Trump looks like a man who simply does not care what happens with the current trials, or any of the others upcoming. He is both convinced the system is fully unfair and equally aware that the more trouble he seems to get into the faster his poll numbers rise. Each courtroom defeat, small and procedural or a full-on guilty verdict, simply fans the flames for rally crowds. The cash penalties levied by Engoron and Chutkan for violating gag orders have little meaning.
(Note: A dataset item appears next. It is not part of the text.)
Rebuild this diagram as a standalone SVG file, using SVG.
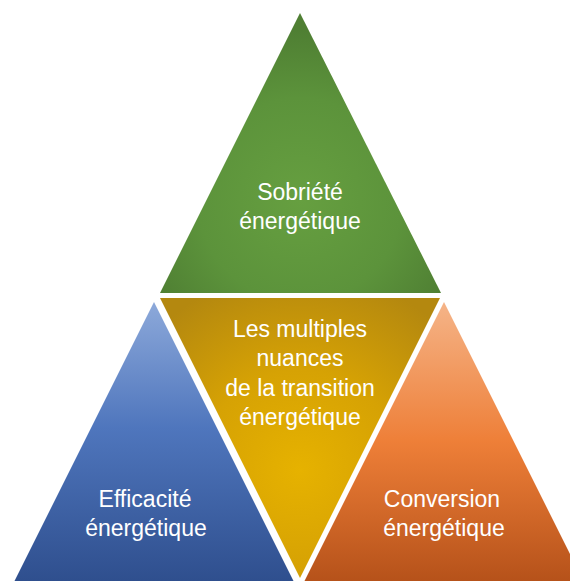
<svg xmlns="http://www.w3.org/2000/svg" width="570" height="581" viewBox="0 0 570 581">
  <style>
    .lbl { font-family: "Liberation Sans", Arial, sans-serif; font-size: 23px; fill: #ffffff; text-anchor: middle; }
  </style>
  <defs>
    <radialGradient id="gGreen" gradientUnits="userSpaceOnUse" cx="300" cy="200" r="170">
      <stop offset="0" stop-color="#669f40"/>
      <stop offset="0.6" stop-color="#5c933b"/>
      <stop offset="1" stop-color="#4f7f33"/>
    </radialGradient>
    <radialGradient id="gYellow" gradientUnits="userSpaceOnUse" cx="300" cy="470" r="200">
      <stop offset="0" stop-color="#e6b200"/>
      <stop offset="0.5" stop-color="#d6a204"/>
      <stop offset="1" stop-color="#b4880f"/>
    </radialGradient>
    <linearGradient id="gBlue" gradientUnits="userSpaceOnUse" x1="0" y1="302" x2="0" y2="581">
      <stop offset="0" stop-color="#8da9da"/>
      <stop offset="0.45" stop-color="#4f76bd"/>
      <stop offset="1" stop-color="#2f4f8e"/>
    </linearGradient>
    <linearGradient id="gOrange" gradientUnits="userSpaceOnUse" x1="0" y1="302" x2="0" y2="581">
      <stop offset="0" stop-color="#f5b488"/>
      <stop offset="0.5" stop-color="#ee7f38"/>
      <stop offset="1" stop-color="#b6521a"/>
    </linearGradient>
  </defs>
  <rect width="570" height="581" fill="#ffffff"/>
  <g id="connectors"></g>
  <g id="sobriete">
    <polygon points="300,13 441,293 160,293" fill="url(#gGreen)"/>
    <text class="lbl" x="300" y="200">Sobriété</text>
    <text class="lbl" x="300" y="229">énergétique</text>
  </g>
  <g id="transition">
    <polygon points="160,298 440,298 300,578" fill="url(#gYellow)"/>
    <text class="lbl" x="300" y="337">Les multiples</text>
    <text class="lbl" x="300" y="366">nuances</text>
    <text class="lbl" x="300" y="396">de la transition</text>
    <text class="lbl" x="300" y="425">énergétique</text>
  </g>
  <g id="efficacite">
    <polygon points="154,302 294,582 14,582" fill="url(#gBlue)"/>
    <text class="lbl" x="145" y="507">Efficacité</text>
    <text class="lbl" x="146" y="536">énergétique</text>
  </g>
  <g id="conversion">
    <polygon points="444,302 584,582 304,582" fill="url(#gOrange)"/>
    <text class="lbl" x="442" y="507">Conversion</text>
    <text class="lbl" x="444" y="536">énergétique</text>
  </g>
</svg>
But Trump actually being jailed for violating a gag order would grant him official martyr status. Within a week of his release, Trump will be calling himself a jailed freedom-fighter like Martin Luther King Jr. and Nelson Mandela. He could then literally test an earlier boast by shooting someone in the middle of Fifth Avenue without losing any supporters, or perhaps, with MAGA cheers in the background, simply flip off one of the judges who dare seek to decide his fate.